3. Children could listen to the songs of the time in 1945 and choose some of the music for your celebration at home. Get the tunes here
4. Baking has become incredibly popular during lockdown – Mary Berry will be proud – and there are some fab recipes that children can do to help eat in style on the day. Scones, sponge cakes, tray bakes and biscuits will all be lovely, easy things to make.
5. If you have enough space, a balcony or garden (or even an inside space where you can create a picnic rug) you can teach your children all about Afternoon Tea; the history of it, where it came from and how it’s considered such a British thing to do. Your children could help to set a menu and what will be needed to make an afternoon tea.
6. Get their help to make bunting. Children can use poster paints, wrapping paper, anything to hand at home to get creative. More details here. Why not offer a neighbour some homemade bunting to display in their window to celebrate?
7. Writing a diary of how someone might have felt in 1945 might be a great exercise for children to do. They could write from a point of view of:
- A Soldier
- A family member waiting to hear from a loved one who was a soldier in the war.

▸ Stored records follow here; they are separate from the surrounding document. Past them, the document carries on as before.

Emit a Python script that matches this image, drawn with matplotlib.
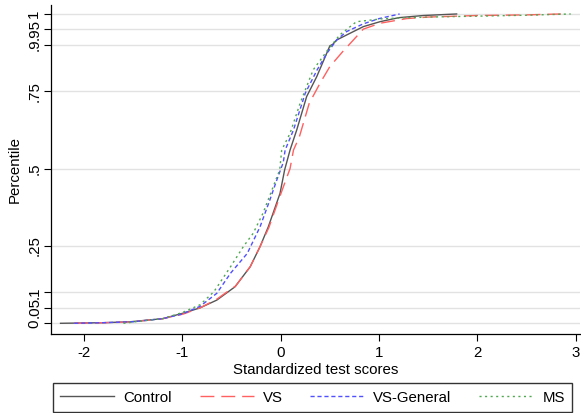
import matplotlib
matplotlib.use("Agg")
import matplotlib.pyplot as plt

plt.rcParams['font.family'] = ['Liberation Sans', 'DejaVu Sans']

# Data (x = standardized score, y = cumulative share)
control_x = [-2.24, -1.8, -1.53, -1.2, -0.99, -0.82, -0.65, -0.465, -0.31, -0.21, -0.126,
             -0.007, 0.04, 0.095, 0.163, 0.264, 0.366, 0.468, 0.50, 0.53, 0.57, 0.67, 0.84,
             1.01, 1.2, 1.45, 1.79]
control_y = [0.0, 0.002, 0.005, 0.015, 0.033, 0.05, 0.075, 0.118, 0.183, 0.248, 0.312,
             0.42, 0.496, 0.56, 0.625, 0.733, 0.797, 0.873, 0.897, 0.902, 0.916, 0.932, 0.959,
             0.975, 0.988, 0.995, 1.0]

vs_x = [-2.1, -1.8, -1.53, -1.2, -0.99, -0.82, -0.65, -0.5, -0.46, -0.31, -0.21, -0.12,
        -0.02, 0.06, 0.095, 0.13, 0.19, 0.29, 0.40, 0.50, 0.63, 0.74, 0.84, 1.01, 1.28,
        1.5, 2.0, 2.5, 2.85]
vs_y = [0.0, 0.002, 0.004, 0.015, 0.03, 0.05, 0.078, 0.112, 0.12, 0.183, 0.248, 0.31,
        0.40, 0.47, 0.50, 0.56, 0.603, 0.711, 0.776, 0.83, 0.878, 0.916, 0.951, 0.97, 0.985,
        0.99, 0.995, 0.997, 1.0]

vsg_x = [-2.1, -1.8, -1.5, -1.2, -1.0, -0.82, -0.65, -0.51, -0.34, -0.21, -0.11, -0.04,
         0.026, 0.045, 0.13, 0.25, 0.37, 0.47, 0.57, 0.67, 0.84, 1.0, 1.21]
vsg_y = [0.0, 0.002, 0.005, 0.015, 0.03, 0.055, 0.097, 0.162, 0.226, 0.312, 0.399, 0.463,
         0.52, 0.56, 0.625, 0.744, 0.819, 0.873, 0.916, 0.943, 0.968, 0.985, 1.0]

ms_x = [-1.6, -1.4, -1.2, -1.0, -0.82, -0.68, -0.51, -0.38, -0.28, -0.18, -0.076, -0.01,
        0.01, 0.095, 0.197, 0.33, 0.47, 0.60, 0.77, 1.05, 1.5, 2.0, 2.5, 2.95]
ms_y = [0.0, 0.008, 0.015, 0.035, 0.06, 0.102, 0.183, 0.248, 0.291, 0.356, 0.442, 0.496,
        0.56, 0.614, 0.711, 0.819, 0.88, 0.932, 0.975, 0.985, 0.99, 0.993, 0.996, 1.0]

x_ticks = [-2, -1, 0, 1, 2, 3]
x_tick_labels = ['-2', '-1', '0', '1', '2', '3']
y_ticks = [0, 0.05, 0.1, 0.25, 0.5, 0.75, 0.9, 0.95, 1]
y_tick_labels = ['0', '.05', '.1', '.25', '.5', '.75', '.9', '.95', '1']

FS = 10.8
W, H = 581, 413
fig = plt.figure(figsize=(W / 100, H / 100), dpi=100)
ax = fig.add_axes([51 / W, (H - 334) / H, (580 - 51) / W, (334 - 5) / H])

ax.plot(control_x, control_y, color='#555555', lw=1.0, ls='-', label='Control')
ax.plot(vs_x, vs_y, color='#ff6060', lw=1.0, ls=(0, (10, 5)), label='VS')
ax.plot(vsg_x, vsg_y, color='#5050ff', lw=1.0, ls=(0, (3, 2)), label='VS-General')
ax.plot(ms_x, ms_y, color='#50a850', lw=1.0, ls=(0, (1.5, 2.5)), label='MS')

ax.set_xlim(-2.337, 3.045)
ax.set_ylim(-0.0346, 1.029)
ax.set_xticks(x_ticks)
ax.set_xticklabels(x_tick_labels)
ax.set_yticks(y_ticks)
ax.set_yticklabels(y_tick_labels, rotation=90, va='center')
ax.tick_params(axis='both', direction='out', length=5, width=0.8, labelsize=FS, colors='black')
ax.tick_params(axis='y', pad=2)
ax.grid(axis='y', color='#e2e2e2', lw=1.0)
ax.set_axisbelow(True)
for s in ['top', 'right']:
    ax.spines[s].set_visible(False)
for s in ['left', 'bottom']:
    ax.spines[s].set_linewidth(0.9)

ax.set_xlabel('Standardized test scores', fontsize=FS, labelpad=2)
ax.set_ylabel('Percentile', fontsize=FS, labelpad=4)

leg = fig.legend(loc='center', ncol=4, fontsize=FS,
                 bbox_to_anchor=((47 + 578) / 2 / W, (H - 397.5) / H),
                 frameon=True, fancybox=False, handlelength=3.6, handletextpad=0.6,
                 columnspacing=1.85, borderpad=0.5, borderaxespad=0)
leg.get_frame().set_edgecolor('black')
leg.get_frame().set_linewidth(1.0)

fig.savefig('out.png', dpi=100)
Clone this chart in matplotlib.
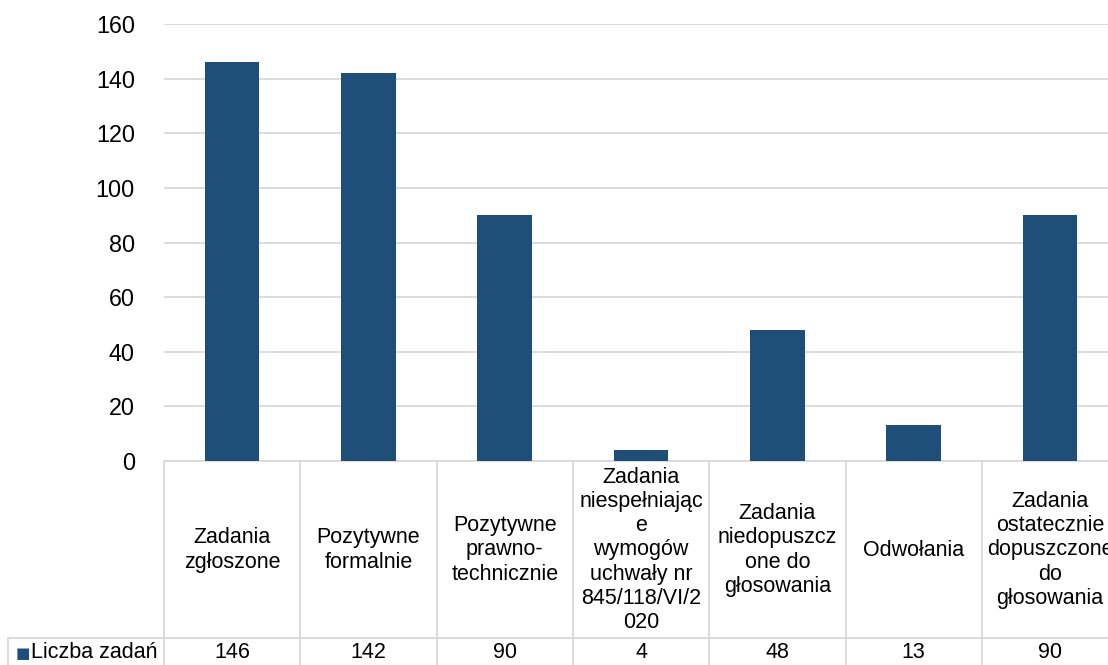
import numpy as np
import matplotlib.pyplot as plt

plt.rcParams['font.family'] = ['Liberation Sans', 'DejaVu Sans']
plt.rcParams['font.size'] = 15.5

# dane
kategorie = [
    'Zadania\nzgłoszone',
    'Pozytywne\nformalnie',
    'Pozytywne\nprawno-\ntechnicznie',
    'Zadania\nniespełniając\ne\nwymogów\nuchwały nr\n845/118/VI/2\n020',
    'Zadania\nniedopuszcz\none do\ngłosowania',
    'Odwołania',
    'Zadania\nostatecznie\ndopuszczone\ndo\ngłosowania',
]
liczba_zadan = [146, 142, 90, 4, 48, 13, 90]
seria = 'Liczba zadań'
yticks = [0, 20, 40, 60, 80, 100, 120, 140, 160]

kolor = '#1F4E79'
szary = '#D9D9D9'

W, H = 1108, 665
fig = plt.figure(figsize=(W / 100, H / 100), dpi=100)

# wykres slupkowy
x0, cell = 164, 136.3
n = len(kategorie)
ax = fig.add_axes([x0 / W, (H - 461) / H, n * cell / W, (461 - 24) / H])
x = np.arange(n)
ax.bar(x, liczba_zadan, width=0.4, color=kolor, zorder=3)
ax.set_xlim(-0.5, n - 0.5)
ax.set_ylim(0, 160)
ax.set_yticks(yticks)
ax.set_xticks([])
ax.yaxis.grid(True, color=szary, linewidth=1.3, zorder=0)
for s in ['top', 'right', 'left']:
    ax.spines[s].set_visible(False)
ax.spines['bottom'].set_color(szary)
ax.spines['bottom'].set_linewidth(1.3)
ax.tick_params(axis='y', length=0, pad=21, labelsize=16.8)

# tabela danych
tab = fig.add_axes([x0 / W, 0, n * cell / W, 204 / H], sharex=ax)
tab.set_ylim(665, 461)
tab.axis('off')
x_lewy = -0.5 - (x0 - 8) / cell
y_wiersz = 638
lw = 1.3
tab.plot([x_lewy, n - 0.5], [y_wiersz, y_wiersz], color=szary, lw=lw, clip_on=False)
tab.plot([x_lewy, x_lewy], [y_wiersz, 670], color=szary, lw=lw, clip_on=False)
for b in np.arange(n + 1) - 0.5:
    tab.plot([b, b], [461, 670], color=szary, lw=lw, clip_on=False)
for i, (k, v) in enumerate(zip(kategorie, liczba_zadan)):
    tab.text(i, 550, k, ha='center', va='center', linespacing=1.2)
    tab.text(i, 653, str(v), ha='center', va='center')
tab.text(x_lewy + 0.055, 653, '■', color=kolor, ha='left', va='center', fontsize=11,
         family=['DejaVu Sans'], clip_on=False)
tab.text(x_lewy + 0.17, 653, seria, ha='left', va='center', clip_on=False)

fig.savefig('out.png', dpi=100)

- A nurse helping wounded soldiers back to recovery.
- A child evacuee separated from their parents (There were 827,000 school-age children that had to be evacuated into the country from their parents and family during the war).
Whatever you choose to do on the day, have fun, stay safe and keep smiling. With a lack of big, community events it’s a chance to make some memories and feel connected during a difficult time. We can get through this lockdown if we all support each other.